• DATA EXTRACT:
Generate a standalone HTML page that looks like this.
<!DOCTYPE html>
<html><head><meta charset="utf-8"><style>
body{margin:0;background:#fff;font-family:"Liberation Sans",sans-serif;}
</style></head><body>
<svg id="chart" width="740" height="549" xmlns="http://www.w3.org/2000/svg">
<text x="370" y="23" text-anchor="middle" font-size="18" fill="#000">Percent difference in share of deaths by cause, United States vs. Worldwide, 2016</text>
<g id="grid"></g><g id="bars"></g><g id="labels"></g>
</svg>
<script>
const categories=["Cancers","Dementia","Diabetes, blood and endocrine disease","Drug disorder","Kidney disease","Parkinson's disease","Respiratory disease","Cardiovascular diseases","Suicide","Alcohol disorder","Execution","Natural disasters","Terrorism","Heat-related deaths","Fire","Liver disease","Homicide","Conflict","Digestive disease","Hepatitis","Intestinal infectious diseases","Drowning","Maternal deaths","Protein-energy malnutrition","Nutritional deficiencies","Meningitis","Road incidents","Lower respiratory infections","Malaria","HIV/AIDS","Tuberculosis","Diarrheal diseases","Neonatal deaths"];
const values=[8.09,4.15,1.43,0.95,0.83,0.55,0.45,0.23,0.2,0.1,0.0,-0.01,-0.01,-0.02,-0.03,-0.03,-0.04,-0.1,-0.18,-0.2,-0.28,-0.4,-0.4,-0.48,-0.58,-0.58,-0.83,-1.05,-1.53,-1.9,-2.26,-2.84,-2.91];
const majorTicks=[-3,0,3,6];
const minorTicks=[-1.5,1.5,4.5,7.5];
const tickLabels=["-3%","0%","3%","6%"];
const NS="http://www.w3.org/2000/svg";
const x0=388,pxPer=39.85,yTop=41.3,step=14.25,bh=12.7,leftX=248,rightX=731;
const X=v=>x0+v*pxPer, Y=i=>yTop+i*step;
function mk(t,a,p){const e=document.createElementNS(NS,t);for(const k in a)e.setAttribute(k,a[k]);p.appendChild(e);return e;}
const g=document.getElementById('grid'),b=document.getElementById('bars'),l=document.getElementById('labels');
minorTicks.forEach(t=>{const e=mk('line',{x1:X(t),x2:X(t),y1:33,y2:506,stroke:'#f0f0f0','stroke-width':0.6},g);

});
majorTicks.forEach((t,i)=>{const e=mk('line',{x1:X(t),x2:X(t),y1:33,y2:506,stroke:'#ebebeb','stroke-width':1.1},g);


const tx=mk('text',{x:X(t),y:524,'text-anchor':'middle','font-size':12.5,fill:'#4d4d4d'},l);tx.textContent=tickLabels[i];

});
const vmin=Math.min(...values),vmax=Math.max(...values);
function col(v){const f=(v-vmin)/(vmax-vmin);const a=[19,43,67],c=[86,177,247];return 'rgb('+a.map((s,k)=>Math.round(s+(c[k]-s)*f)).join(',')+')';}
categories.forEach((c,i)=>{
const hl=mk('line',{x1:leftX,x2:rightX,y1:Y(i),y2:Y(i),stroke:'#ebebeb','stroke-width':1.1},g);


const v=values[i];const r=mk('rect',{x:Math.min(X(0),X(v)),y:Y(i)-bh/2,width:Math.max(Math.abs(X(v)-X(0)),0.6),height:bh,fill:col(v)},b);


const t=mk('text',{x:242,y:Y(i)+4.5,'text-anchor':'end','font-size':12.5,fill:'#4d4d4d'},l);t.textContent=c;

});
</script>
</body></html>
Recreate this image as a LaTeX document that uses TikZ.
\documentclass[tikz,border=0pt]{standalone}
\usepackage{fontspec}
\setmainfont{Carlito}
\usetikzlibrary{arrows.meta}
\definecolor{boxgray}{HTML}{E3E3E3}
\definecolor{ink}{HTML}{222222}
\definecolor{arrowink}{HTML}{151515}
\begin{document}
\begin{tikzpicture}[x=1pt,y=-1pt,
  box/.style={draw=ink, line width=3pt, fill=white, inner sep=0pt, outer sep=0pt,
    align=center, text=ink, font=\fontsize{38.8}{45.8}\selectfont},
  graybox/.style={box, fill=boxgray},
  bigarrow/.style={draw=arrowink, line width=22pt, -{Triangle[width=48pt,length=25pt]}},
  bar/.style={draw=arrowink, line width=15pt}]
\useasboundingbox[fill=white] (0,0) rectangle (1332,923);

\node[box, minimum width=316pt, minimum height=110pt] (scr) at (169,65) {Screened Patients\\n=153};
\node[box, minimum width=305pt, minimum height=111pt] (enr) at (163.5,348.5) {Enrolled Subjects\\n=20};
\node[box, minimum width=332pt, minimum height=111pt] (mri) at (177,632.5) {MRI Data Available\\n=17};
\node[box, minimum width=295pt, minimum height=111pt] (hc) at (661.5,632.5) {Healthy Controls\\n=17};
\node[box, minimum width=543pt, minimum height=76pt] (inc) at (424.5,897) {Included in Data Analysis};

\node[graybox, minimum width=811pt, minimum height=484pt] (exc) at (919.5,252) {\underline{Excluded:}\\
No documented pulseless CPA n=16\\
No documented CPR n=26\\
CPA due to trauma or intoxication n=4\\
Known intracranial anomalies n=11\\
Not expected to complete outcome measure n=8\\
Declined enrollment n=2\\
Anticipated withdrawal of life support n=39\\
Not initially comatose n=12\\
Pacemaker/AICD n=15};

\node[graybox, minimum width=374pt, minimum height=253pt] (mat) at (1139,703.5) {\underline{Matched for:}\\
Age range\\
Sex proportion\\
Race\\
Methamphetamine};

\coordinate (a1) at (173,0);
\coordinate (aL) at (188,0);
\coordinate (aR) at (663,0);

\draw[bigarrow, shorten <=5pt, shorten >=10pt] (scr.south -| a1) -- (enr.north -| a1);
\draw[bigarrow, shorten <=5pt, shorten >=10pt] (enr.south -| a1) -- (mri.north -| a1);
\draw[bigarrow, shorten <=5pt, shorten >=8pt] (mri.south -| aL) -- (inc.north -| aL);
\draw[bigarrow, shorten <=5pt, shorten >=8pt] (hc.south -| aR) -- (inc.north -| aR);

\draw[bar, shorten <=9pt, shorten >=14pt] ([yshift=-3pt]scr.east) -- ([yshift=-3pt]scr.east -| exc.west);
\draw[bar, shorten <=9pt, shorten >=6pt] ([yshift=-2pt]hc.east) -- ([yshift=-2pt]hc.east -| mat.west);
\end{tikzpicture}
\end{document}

==

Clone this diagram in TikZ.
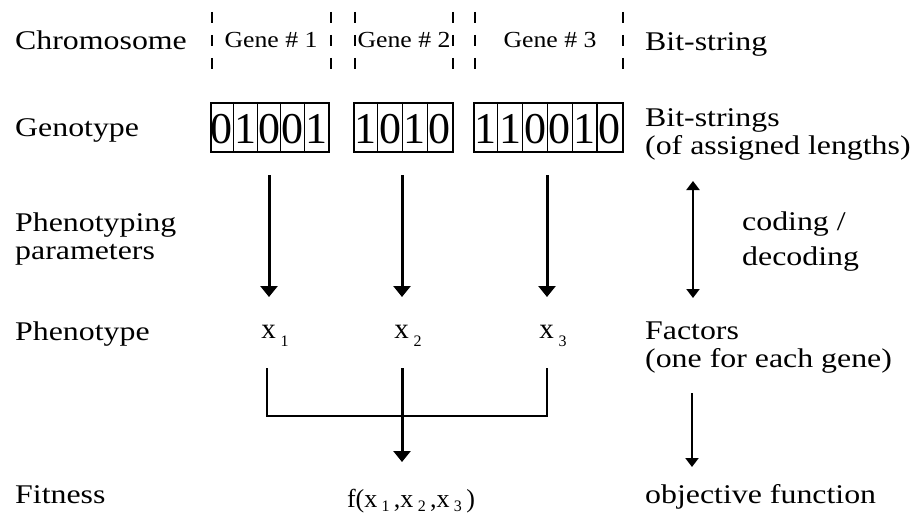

• PROMPT:
Extract lines where the string "standalone" occurs.

• THE ANSWER:
Generate a standalone HTML page that looks like this.
\documentclass[tikz,border=0pt]{standalone}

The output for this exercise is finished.